What is speech delay/disorder?

During the early preschool years, some children’s speech is easier to understand than others. Children who are more difficult to understand may be developing their speech skills at a slower rate than their peers.

Each sound has an expected age-range for when it should be correctly articulated. Speech sound delays/disorders include problems with articulation (making/being able to produce correct sounds) and phonology (sound patterns).

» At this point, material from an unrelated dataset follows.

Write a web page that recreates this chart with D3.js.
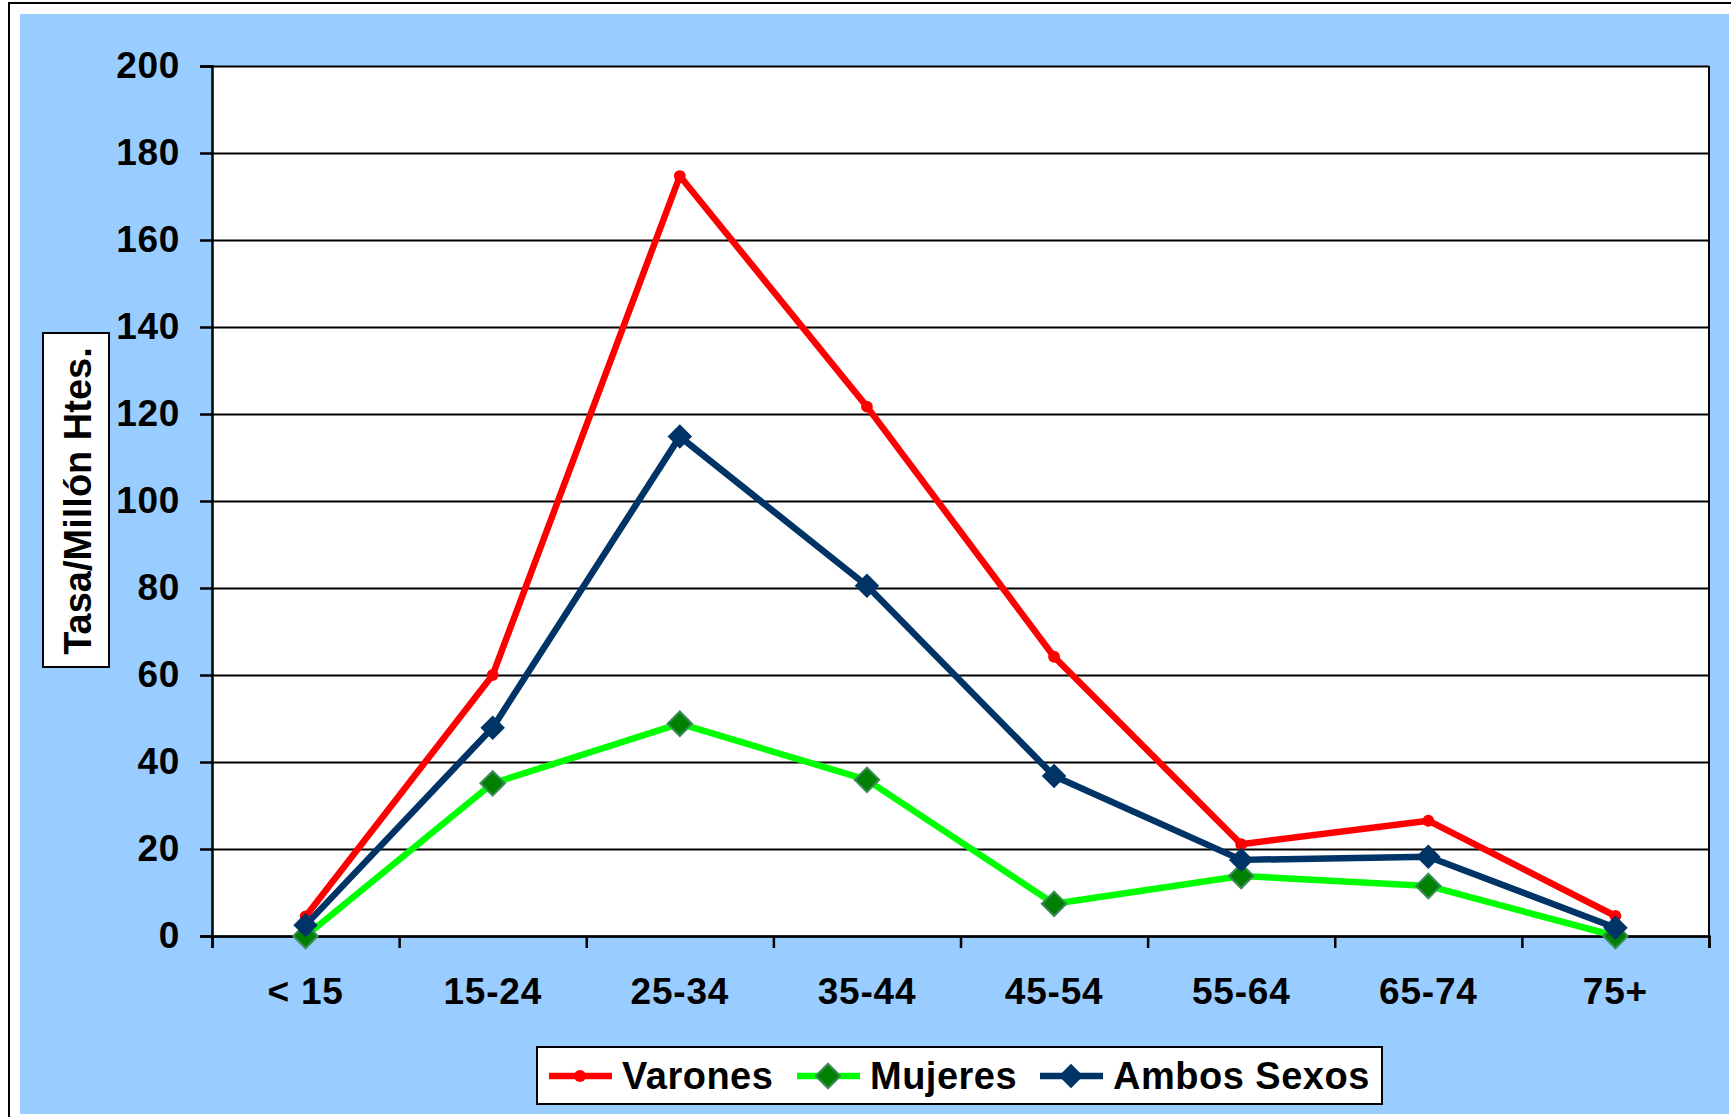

An articulation difficulty occurs when a child has difficulty saying certain consonants and vowels. This means the child has difficulty in forming the shapes to make those sounds. Physical differences in the mouth can be (but not always are) the reason for articulation disorders. (e.g. missing teeth, overbite, underbite, crossbite, cleft palate, tongue tie, etc.).
A phonological delay/disorder involves patterns of sound errors. For example, if a child substitutes all sounds typically produced at the back of the mouth like “k” and “g” for those in the front of the mouth like “t” and “d” (e.g., saying “tup” for “cup” or “date” for “gate”).


‘Intelligibility’ is a term used to explain how well a child’s speech can be understood. If you, your relatives, or strangers have difficulty understanding your child some/most of the time, this may be a sign of a speech difficulty.

Signs of articulation difficulty:

An articulation disorder occurs when children have problems producing specific age expected sounds. Your child may substitute a sound, leave out, add or change the sound, which makes your child’s speech difficult to understand.

Signs of phonological difficulty:

Some examples of phonological processes include:

  • Fronting                            (car = tar)
  • Consonant harmony        (mine = mime)
  • Weak syllable deletion    (elephant = efant)
  • Cluster reduction             (spoon = poon)
  • Stopping                           (fish = pish)
  • Gliding                              (rabbit = wabbit)

Some of these may be appropriate for your child’s age & developmental stage, the speech and language therapist will determine which errors are appropriate and which are delayed for your child’s age. The speech and language therapist will give detailed information to the parent on what errors are expected at the child’s particular age.

What CAINT can do:

CAINT Speech and Language Therapists will provide an in-depth assessment of your child’s speech followed by an evidence based treatment plan with individualized goals to suit your child’s speech difficulties (articulation or phonological difficulties) if necessary. To maximise support for your child’s speech development, CAINT Speech and Language Therapists will provide you with a homework program to continue work at home. CAINT Speech and Language Therapists will also provide you and/or the teacher with useful advice about how you can ensure the skills you and your child learn within the therapy sessions can be transferred and maintained at home and/or in the school setting.